La communauté LGBTQ a beau s’inspirer de l’arc-en-ciel pour embrasser la diversité, elle n’en demeure pas moins un écosystème fragile, formé de plusieurs groupes d’individus dont les intérêts peuvent s’entremêler. Certains ont vu dans l’intervention de Black Lives Matter une sorte de concours pour savoir quel groupe «se victimise le plus». Ce qui ressemble le plus à la réalité, c’est qu’au sein de l’alliance LGBTQ, certaines personnes sont plus vulnérables que d’autres parce qu’elles cumulent plusieurs sources d’oppression et que celles-ci peuvent les amener à être exclues d’une communauté ou d’une autre, et finalement de toutes celles auxquelles elles pourraient s’identifier.

Il en va ainsi des minorités sexuelles qui font aussi partie des minorités «racisées». Pour illustrer cette double oppression, on pensera aux musulmans qui peuvent à la fois être rejetés par leur famille parce qu’ils ne répondent pas aux attentes hétéronormatives et stigmatisés parce qu’ils sont issus d’une communauté perçue comme étant, de manière monolithique, homophobe.

À l’heure où certains membres de la communauté LGBTQ voient une contradiction dans le fait que Justin Trudeau défile à la Fierté tout en souhaitant Aïd Moubarak, à quel endroit le réfugié syrien homosexuel pourra-t-il se sentir à sa place?

Ces tensions ont toujours existé au sein de la communauté.
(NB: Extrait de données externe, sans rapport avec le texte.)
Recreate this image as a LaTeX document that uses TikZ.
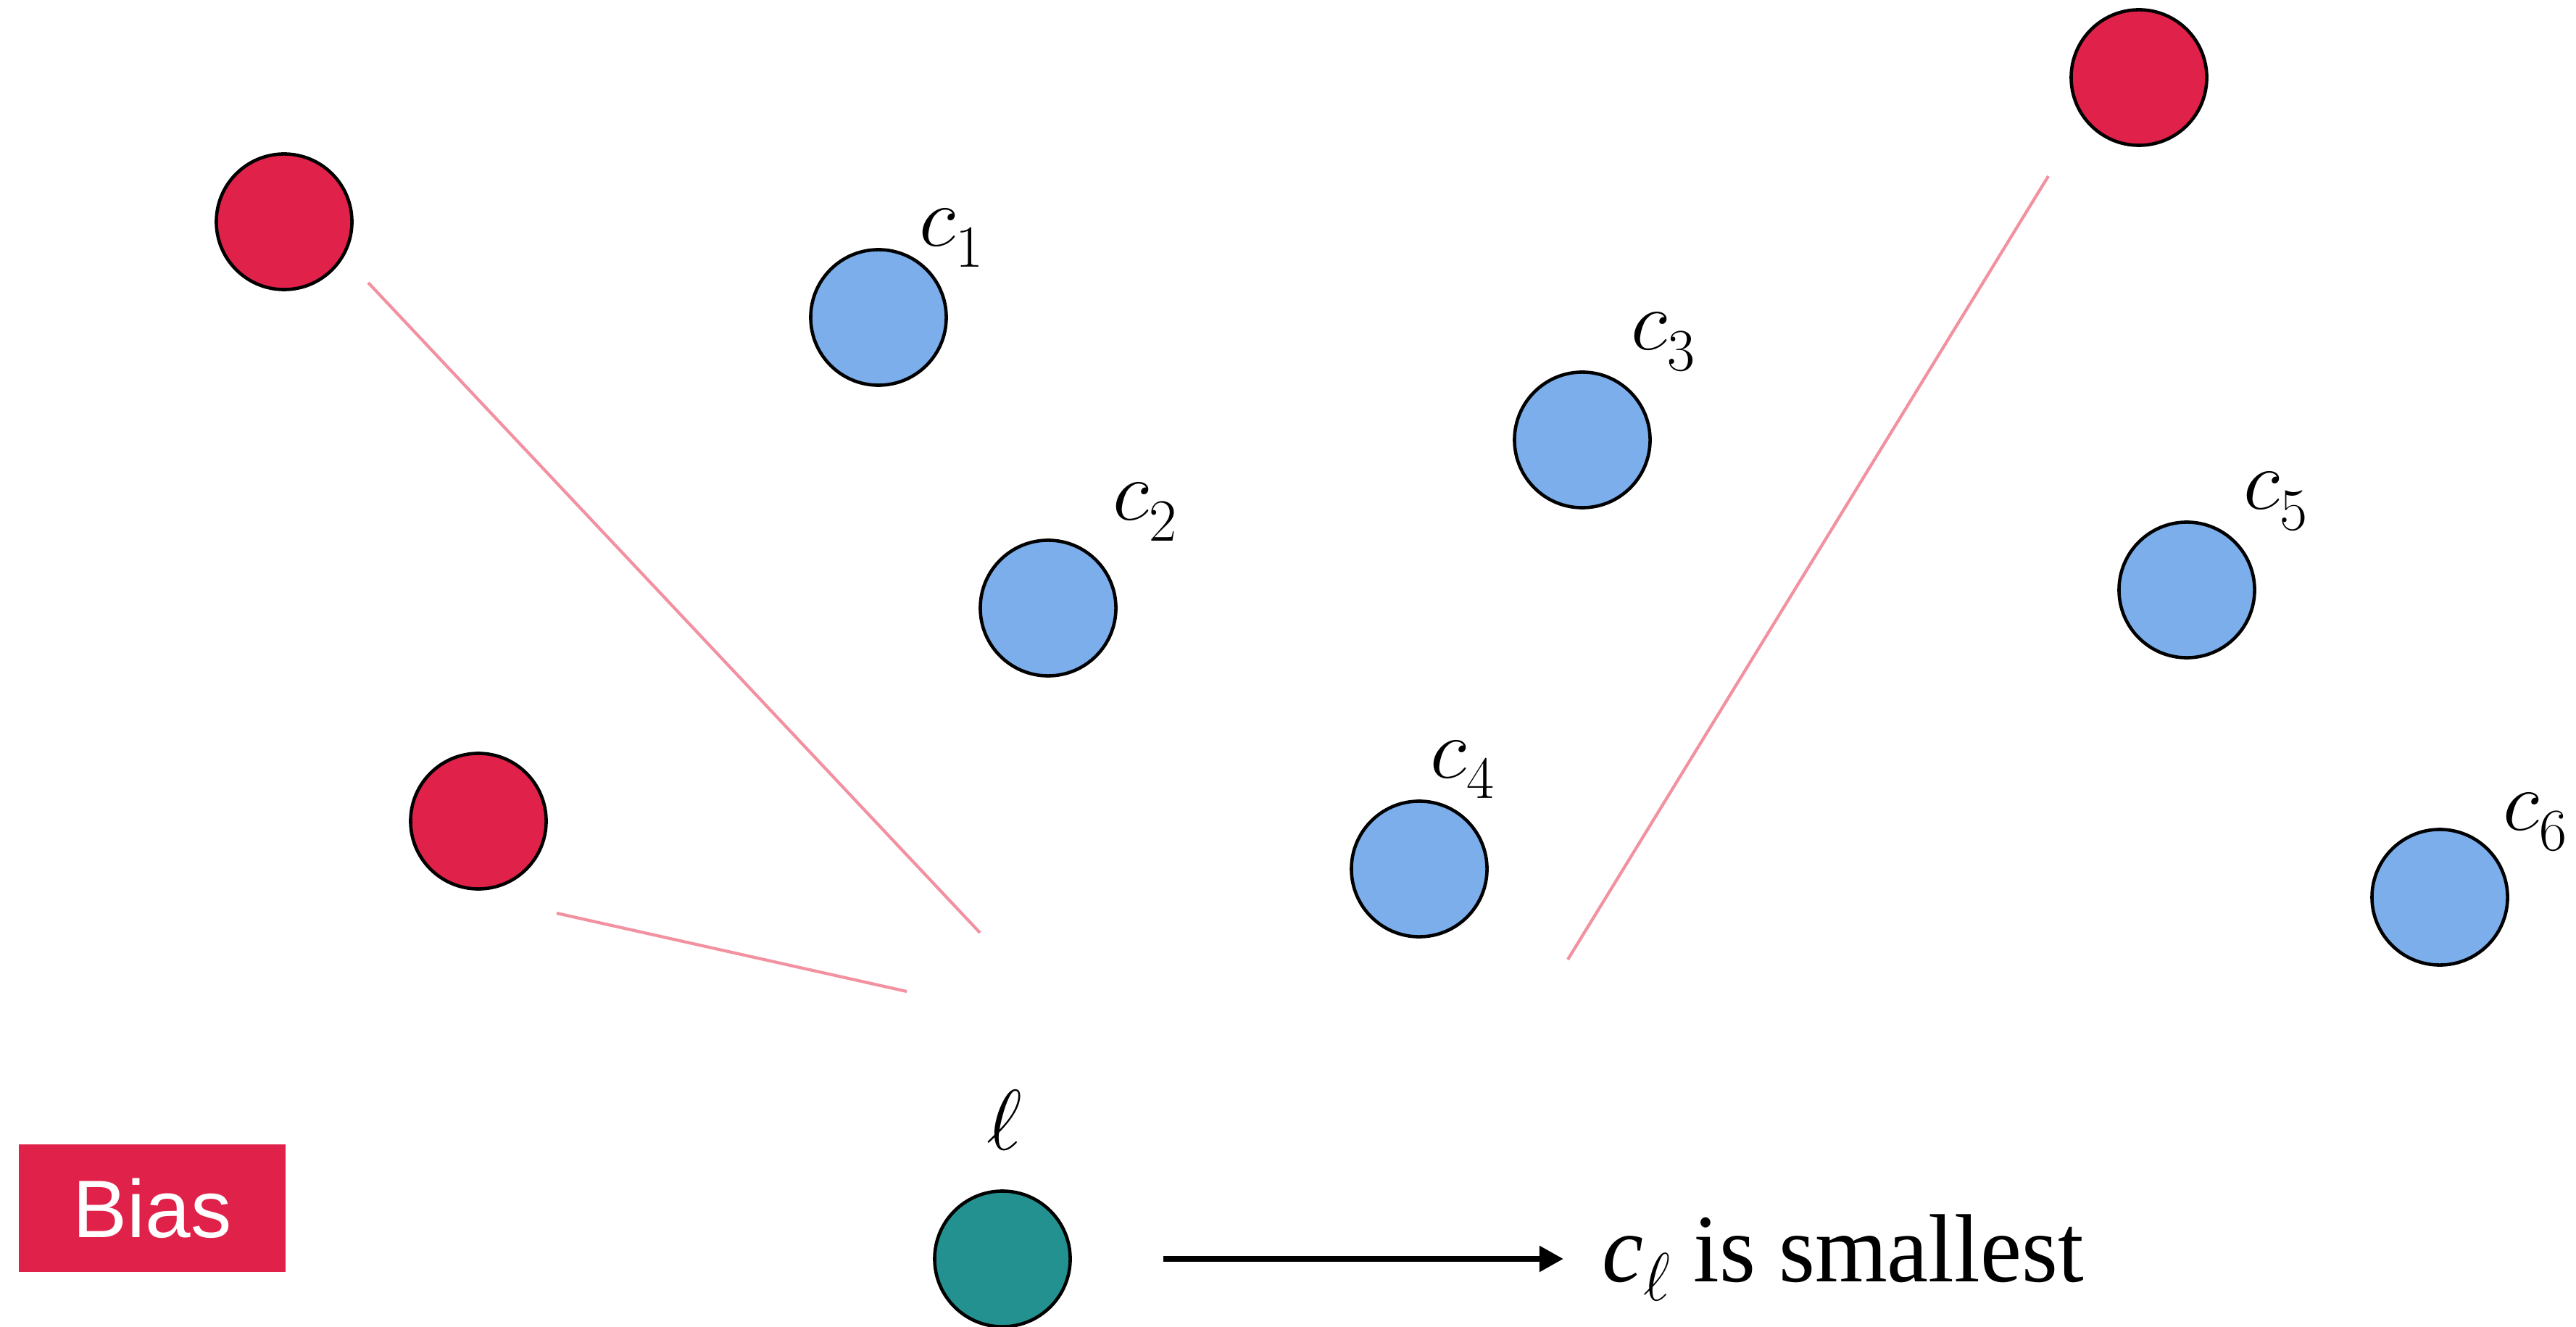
\RequirePackage{fix-cm}
\documentclass[tikz,border=0pt]{standalone}
\usepackage{graphicx}
\usepackage{fontspec}
\setmainfont{Liberation Serif}
\newfontfamily\biasfont{Liberation Sans}
\usetikzlibrary{arrows.meta}
\definecolor{redc}{HTML}{E0224A}
\definecolor{bluec}{HTML}{7BAEEB}
\definecolor{tealc}{HTML}{23918F}
\definecolor{pinkc}{HTML}{F291A0}
\newcommand{\clab}[1]{$c$\raisebox{-0.245em}{$\scriptstyle #1$}}
\begin{document}
\begin{tikzpicture}[x=0.01cm,y=-0.01cm,
  dot/.style={circle,draw=black,line width=1.3pt,minimum size=1.87cm,inner sep=0pt,outer sep=0pt},
  reddot/.style={dot,fill=redc},
  bluedot/.style={dot,fill=bluec},
  tealdot/.style={dot,fill=tealc},
  lab/.style={anchor=base west,inner sep=0pt,font=\fontsize{33.6}{40}\selectfont},
  biasline/.style={draw=pinkc,line width=1.2pt},
  arr/.style={-{Triangle[length=9.4pt,width=9.7pt]},line width=2.3pt},
  biasbox/.style={fill=redc,text=white,minimum width=3.68cm,minimum height=1.75cm,inner sep=0pt,font=\biasfont\fontsize{32}{38}\selectfont}]
\useasboundingbox (0,0) rectangle (3554,1831);

% red (bias) points
\node[reddot] (r1) at (392,306) {};
\node[reddot] (r2) at (660,1133) {};
\node[reddot] (r3) at (2951,107) {};

% blue points
\node[bluedot] (c1) at (1212,438) {};
\node[bluedot] (c2) at (1446,839) {};
\node[bluedot] (c3) at (2183,607) {};
\node[bluedot] (c4) at (1958,1199) {};
\node[bluedot] (c5) at (3017,814) {};
\node[bluedot] (c6) at (3366,1238) {};

% teal point
\node[tealdot] (ell) at (1383,1737) {};

% labels
\node[lab] (l1) at (1268,340) {\clab{1}};
\node[lab] (l2) at (1535,718) {\clab{2}};
\node[lab] (l3) at (2250,483) {\clab{3}};
\node[lab] (l4) at (1973,1073) {\clab{4}};
\node[lab] (l5) at (3095,703) {\clab{5}};
\node[lab] (l6) at (3453,1145) {\clab{6}};
\node[anchor=base,inner sep=0pt,font=\fontsize{33.6}{40}\selectfont] (lell) at (1386,1586) {$\ell$};

% bias lines
\coordinate (p1a) at (508,390);
\coordinate (p1b) at (1352,1287);
\coordinate (p2a) at (768,1260);
\coordinate (p2b) at (1251,1368);
\coordinate (p3a) at (2826,243);
\coordinate (p3b) at (2163,1324);
\draw[biasline] (p1a) -- (p1b);
\draw[biasline] (p2a) -- (p2b);
\draw[biasline] (p3a) -- (p3b);

% arrow and result text
\coordinate (a1) at (1605,1737);
\coordinate (a2) at (2157,1737);
\draw[arr] (a1) -- (a2);
\node[anchor=base west,inner sep=0pt,font=\fontsize{38}{45}\selectfont] (res) at (2210,1768)
  {\scalebox{0.96}[1]{\itshape c\raisebox{-0.2em}{$\scriptstyle\ell$}\upshape\ is smallest}};

% bias legend
\node[biasbox] (bias) at (210,1667) {Bias};
\end{tikzpicture}
\end{document}
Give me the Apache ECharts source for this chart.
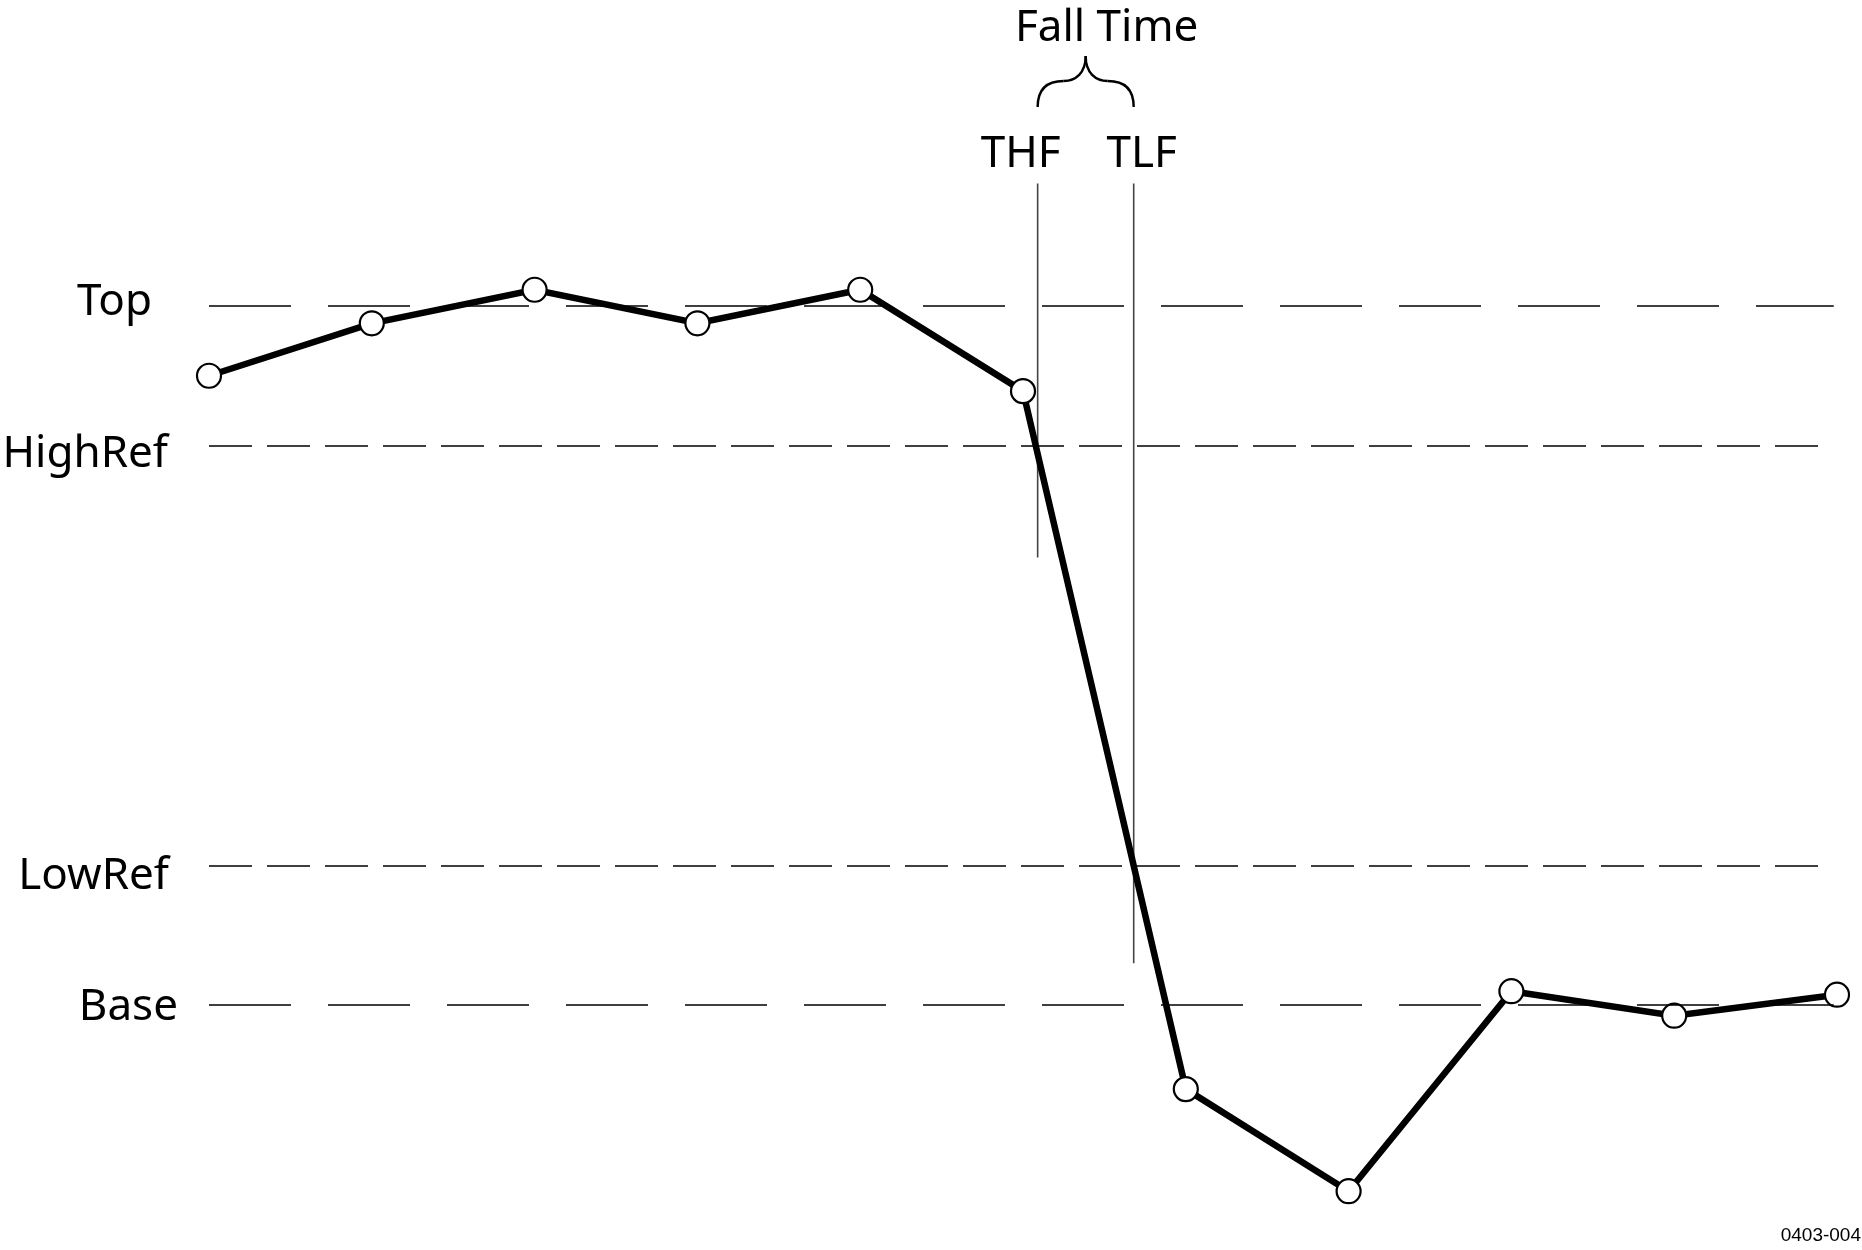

Aujourd’hui, elles tendent à s’exacerber à mesure que les intérêts des uns semblent entrer en contradiction avec ceux des autres. Alors qu’une frange dominante de la communauté voudrait voir un Village aseptisé où les marginaux ne nuisent pas trop au commerce, ses membres les plus vulnérables s’y sentent de moins en moins en sécurité.

Dans un texte éclairant sur notre façon de percevoir l’intervention de Black Lives Matter comme un inconvénient dans l’apparente unité arc-en-ciel, la professeure Naila Keleta-Mae rappelait que la Fierté de Toronto a débuté par une émeute contre les policiers qui arrêtaient des hommes lors de descentes dans les saunas gais. Sûrement qu’une grande partie de la population trouvait que les émeutes étaient dérangeantes. Mais pour les marginaux de l’époque, qui étaient tabassés et traités comme des sous-humains, c’était la seule façon de retrouver une dignité.

Avant d’être un défilé, souvenons-nous que la Fierté était une marche politique pour obtenir des droits et lutter contre la discrimination. Nous avons beaucoup gagné depuis. Tentons de ne pas laisser des parents d’armes derrière nous.